> **Dataset content**:
##########

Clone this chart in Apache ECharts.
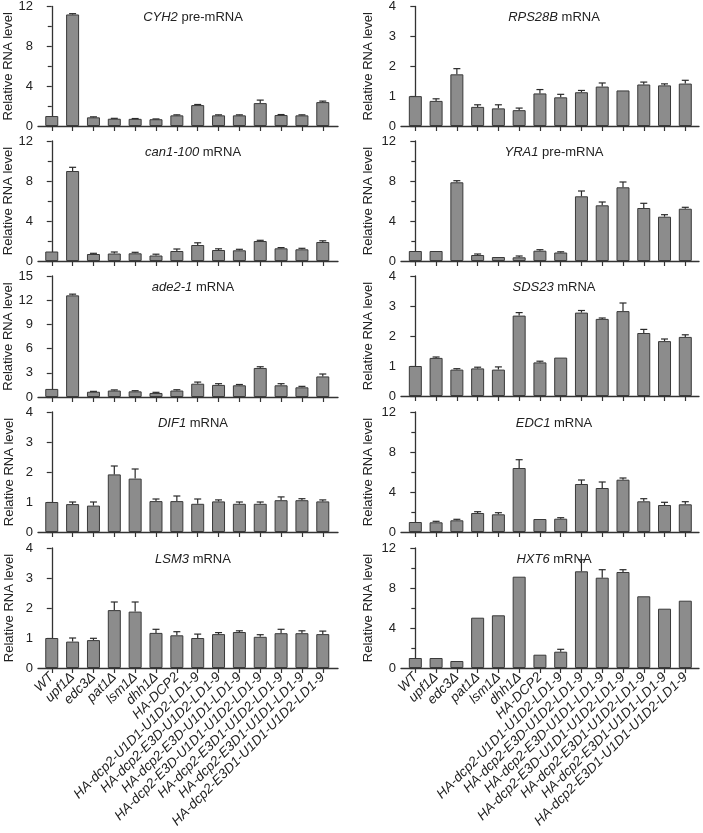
<!DOCTYPE html>
<html><head><meta charset="utf-8">
<script src="https://cdn.jsdelivr.net/npm/echarts@6/dist/echarts.min.js"></script>
<style>html,body{margin:0;padding:0;background:#fff}#c{width:703px;height:833px}</style>
</head><body><div id="c"></div>
<script>
const categories = ['WT','upf1Δ','edc3Δ','pat1Δ','lsm1Δ','dhh1Δ','HA-DCP2',
  'HA-dcp2-U1D1-U1D2-LD1-9','HA-dcp2-E3D-U1D2-LD1-9','HA-dcp2-E3D-U1D1-LD1-9',
  'HA-dcp2-E3D-U1D1-U1D2-LD1-9','HA-dcp2-E3D1-U1D2-LD1-9','HA-dcp2-E3D1-U1D1-LD1-9',
  'HA-dcp2-E3D1-U1D1-U1D2-LD1-9'];

const cyh2    = [1.0, 11.2, 0.87, 0.73, 0.72, 0.68, 1.07, 2.1, 1.07, 1.07, 2.3, 1.1, 1.07, 2.4];
const cyh2Err = [0, 0.08, 0.05, 0.04, 0.03, 0.03, 0.05, 0.06, 0.05, 0.05, 0.3, 0.05, 0.05, 0.1];
const can1    = [0.95, 9.0, 0.7, 0.75, 0.77, 0.55, 1.0, 1.6, 1.1, 1.07, 2.0, 1.27, 1.17, 1.9];
const can1Err = [0, 0.37, 0.07, 0.15, 0.1, 0.13, 0.2, 0.22, 0.12, 0.1, 0.07, 0.07, 0.1, 0.12];
const ade2    = [1.0, 12.6, 0.65, 0.8, 0.7, 0.5, 0.8, 1.65, 1.5, 1.45, 3.6, 1.45, 1.2, 2.55];
const ade2Err = [0, 0.15, 0.05, 0.08, 0.08, 0.08, 0.1, 0.2, 0.15, 0.1, 0.15, 0.2, 0.12, 0.3];
const dif1    = [1.0, 0.93, 0.88, 1.92, 1.78, 1.03, 1.03, 0.94, 1.02, 0.94, 0.94, 1.06, 1.06, 1.02];
const dif1Err = [0, 0.07, 0.12, 0.28, 0.32, 0.07, 0.17, 0.16, 0.05, 0.06, 0.06, 0.11, 0.05, 0.05];
const lsm3    = [1.0, 0.88, 0.93, 1.93, 1.88, 1.17, 1.09, 1.0, 1.13, 1.2, 1.04, 1.16, 1.16, 1.13];
const lsm3Err = [0, 0.12, 0.06, 0.27, 0.32, 0.12, 0.12, 0.13, 0.05, 0.04, 0.07, 0.13, 0.08, 0.1];

const rps28b    = [1.0, 0.84, 1.73, 0.64, 0.59, 0.53, 1.09, 0.96, 1.13, 1.32, 1.19, 1.39, 1.36, 1.42];
const rps28bErr = [0, 0.07, 0.19, 0.07, 0.12, 0.07, 0.13, 0.1, 0.06, 0.12, 0, 0.08, 0.05, 0.11];
const yra1      = [1.0, 1.0, 7.87, 0.6, 0.4, 0.37, 1.03, 0.85, 6.47, 5.57, 7.37, 5.3, 4.43, 5.23];
const yra1Err   = [0, 0, 0.16, 0.1, 0, 0.13, 0.1, 0.07, 0.53, 0.33, 0.53, 0.47, 0.2, 0.14];
const sds23     = [1.0, 1.27, 0.88, 0.92, 0.88, 2.68, 1.12, 1.28, 2.78, 2.57, 2.83, 2.1, 1.83, 1.97];
const sds23Err  = [0, 0.03, 0.03, 0.04, 0.09, 0.1, 0.04, 0, 0.07, 0.03, 0.27, 0.12, 0.07, 0.07];
const edc1      = [1.0, 0.97, 1.17, 1.9, 1.77, 6.4, 1.3, 1.33, 4.8, 4.4, 5.23, 3.07, 2.7, 2.77];
const edc1Err   = [0, 0.1, 0.1, 0.13, 0.16, 0.83, 0, 0.1, 0.4, 0.6, 0.17, 0.26, 0.27, 0.26];
const hxt6      = [1.0, 1.0, 0.7, 5.03, 5.27, 9.13, 1.33, 1.63, 9.67, 9.03, 9.6, 7.17, 5.93, 6.73];
const hxt6Err   = [0, 0, 0, 0, 0, 0, 0, 0.24, 1.16, 0.8, 0.23, 0, 0, 0];

const panels = [
  {gene:'CYH2', suffix:' pre-mRNA', values:cyh2, errors:cyh2Err, max:12, interval:4, col:0, row:0},
  {gene:'can1-100', suffix:' mRNA', values:can1, errors:can1Err, max:12, interval:4, col:0, row:1},
  {gene:'ade2-1', suffix:' mRNA', values:ade2, errors:ade2Err, max:15, interval:3, col:0, row:2},
  {gene:'DIF1', suffix:' mRNA', values:dif1, errors:dif1Err, max:4, interval:1, col:0, row:3},
  {gene:'LSM3', suffix:' mRNA', values:lsm3, errors:lsm3Err, max:4, interval:1, col:0, row:4},
  {gene:'RPS28B', suffix:' mRNA', values:rps28b, errors:rps28bErr, max:4, interval:1, col:1, row:0},
  {gene:'YRA1', suffix:' pre-mRNA', values:yra1, errors:yra1Err, max:12, interval:4, col:1, row:1},
  {gene:'SDS23', suffix:' mRNA', values:sds23, errors:sds23Err, max:4, interval:1, col:1, row:2},
  {gene:'EDC1', suffix:' mRNA', values:edc1, errors:edc1Err, max:12, interval:4, col:1, row:3},
  {gene:'HXT6', suffix:' mRNA', values:hxt6, errors:hxt6Err, max:12, interval:4, col:1, row:4}
];

const FONT = '"Liberation Sans", Arial, Helvetica, sans-serif';
const INK = '#222';
const AX = '#333';
const tops = [6, 141, 276, 412, 548];
const H = 120;
const cols = [
  {left:38, width:300, xmin:-0.66, xmax:13.73, nameGap:22, titleX:188},
  {left:401, width:298, xmin:-0.69, xmax:13.66, nameGap:26, titleX:549}
];
const tickVals = categories.map((c, i) => i);

const grid = [], xAxis = [], yAxis = [], series = [], title = [];
panels.forEach((p, k) => {
  const c = cols[p.col];
  const top = tops[p.row];
  const h = p.max === 15 ? 121 : H;
  grid.push({left:c.left, top:top, width:c.width, height:h, containLabel:false});
  const bottom = p.row === 4;
  xAxis.push({
    gridIndex:k, type:'value', min:c.xmin, max:c.xmax,
    axisLine:{show:true, onZero:false, lineStyle:{color:AX, width:1.3}},
    axisTick:{show:true, customValues:tickVals, length:5, lineStyle:{color:AX, width:1.2}},
    axisLabel:{show:bottom, customValues:tickVals, rotate:45, fontSize:13.5, fontStyle:'italic',
      fontFamily:FONT, color:INK, margin:7, formatter:(v) => categories[Math.round(v)] || ''},
    splitLine:{show:false}
  });
  yAxis.push({
    gridIndex:k, type:'value', min:0, max:p.max, interval:p.interval,
    name:'Relative RNA level', nameLocation:'middle', nameGap:c.nameGap,
    nameTextStyle:{fontSize:13, color:INK, fontFamily:FONT},
    axisLine:{show:true, lineStyle:{color:AX, width:1.3}},
    axisTick:{show:true, length:5, lineStyle:{color:AX, width:1.2}},
    minorTick:{show:p.max === 12, splitNumber:2, length:4, lineStyle:{color:AX, width:1.2}},
    axisLabel:{fontSize:13, color:INK, fontFamily:FONT, margin:5},
    splitLine:{show:false}
  });
  title.push({
    text:'{i|' + p.gene + '}' + p.suffix,
    left:c.titleX, top:top, textAlign:'center',
    textStyle:{fontSize:13, fontWeight:'normal', color:INK, fontFamily:FONT,
      rich:{i:{fontStyle:'italic', fontSize:13, color:INK, fontFamily:FONT}}}
  });
  series.push({
    type:'bar', xAxisIndex:k, yAxisIndex:k, barWidth:13, silent:true,
    itemStyle:{color:'#8c8c8c', borderColor:'#3a3a3a', borderWidth:1},
    data:p.values.map((v, i) => [i, v])
  });
  series.push({
    type:'custom', xAxisIndex:k, yAxisIndex:k, silent:true, z:5,
    encode:{x:0, y:1},
    data:p.values.map((v, i) => [i, v, p.errors[i]]),
    renderItem:(params, api) => {
      const x = api.value(0), y = api.value(1), e = api.value(2);
      if (!e) return null;
      const p0 = api.coord([x, y]);
      const p1 = api.coord([x, y + e]);
      const cw = 3.5;
      const st = {stroke:'#2a2a2a', lineWidth:1.2};
      return {type:'group', children:[
        {type:'line', shape:{x1:p0[0], y1:p0[1], x2:p1[0], y2:p1[1]}, style:st},
        {type:'line', shape:{x1:p1[0]-cw, y1:p1[1], x2:p1[0]+cw, y2:p1[1]}, style:st}
      ]};
    }
  });
});

const chart = echarts.init(document.getElementById('c'), null, {renderer:'canvas'});
chart.setOption({animation:false, backgroundColor:'#fff', title, grid, xAxis, yAxis, series});
</script>
</body></html>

##########

> **Challenge**:
Write out nothing but the lines from the start of the data through the line with "0.13, 0.08, 0.1];". Leave out the pictures.

> **Solved problem**:
Clone this chart in Apache ECharts.
<!DOCTYPE html>
<html><head><meta charset="utf-8">
<script src="https://cdn.jsdelivr.net/npm/echarts@6/dist/echarts.min.js"></script>
<style>html,body{margin:0;padding:0;background:#fff}#c{width:703px;height:833px}</style>
</head><body><div id="c"></div>
<script>
const categories = ['WT','upf1Δ','edc3Δ','pat1Δ','lsm1Δ','dhh1Δ','HA-DCP2',
  'HA-dcp2-U1D1-U1D2-LD1-9','HA-dcp2-E3D-U1D2-LD1-9','HA-dcp2-E3D-U1D1-LD1-9',
  'HA-dcp2-E3D-U1D1-U1D2-LD1-9','HA-dcp2-E3D1-U1D2-LD1-9','HA-dcp2-E3D1-U1D1-LD1-9',
  'HA-dcp2-E3D1-U1D1-U1D2-LD1-9'];

const cyh2    = [1.0, 11.2, 0.87, 0.73, 0.72, 0.68, 1.07, 2.1, 1.07, 1.07, 2.3, 1.1, 1.07, 2.4];
const cyh2Err = [0, 0.08, 0.05, 0.04, 0.03, 0.03, 0.05, 0.06, 0.05, 0.05, 0.3, 0.05, 0.05, 0.1];
const can1    = [0.95, 9.0, 0.7, 0.75, 0.77, 0.55, 1.0, 1.6, 1.1, 1.07, 2.0, 1.27, 1.17, 1.9];
const can1Err = [0, 0.37, 0.07, 0.15, 0.1, 0.13, 0.2, 0.22, 0.12, 0.1, 0.07, 0.07, 0.1, 0.12];
const ade2    = [1.0, 12.6, 0.65, 0.8, 0.7, 0.5, 0.8, 1.65, 1.5, 1.45, 3.6, 1.45, 1.2, 2.55];
const ade2Err = [0, 0.15, 0.05, 0.08, 0.08, 0.08, 0.1, 0.2, 0.15, 0.1, 0.15, 0.2, 0.12, 0.3];
const dif1    = [1.0, 0.93, 0.88, 1.92, 1.78, 1.03, 1.03, 0.94, 1.02, 0.94, 0.94, 1.06, 1.06, 1.02];
const dif1Err = [0, 0.07, 0.12, 0.28, 0.32, 0.07, 0.17, 0.16, 0.05, 0.06, 0.06, 0.11, 0.05, 0.05];
const lsm3    = [1.0, 0.88, 0.93, 1.93, 1.88, 1.17, 1.09, 1.0, 1.13, 1.2, 1.04, 1.16, 1.16, 1.13];
const lsm3Err = [0, 0.12, 0.06, 0.27, 0.32, 0.12, 0.12, 0.13, 0.05, 0.04, 0.07, 0.13, 0.08, 0.1];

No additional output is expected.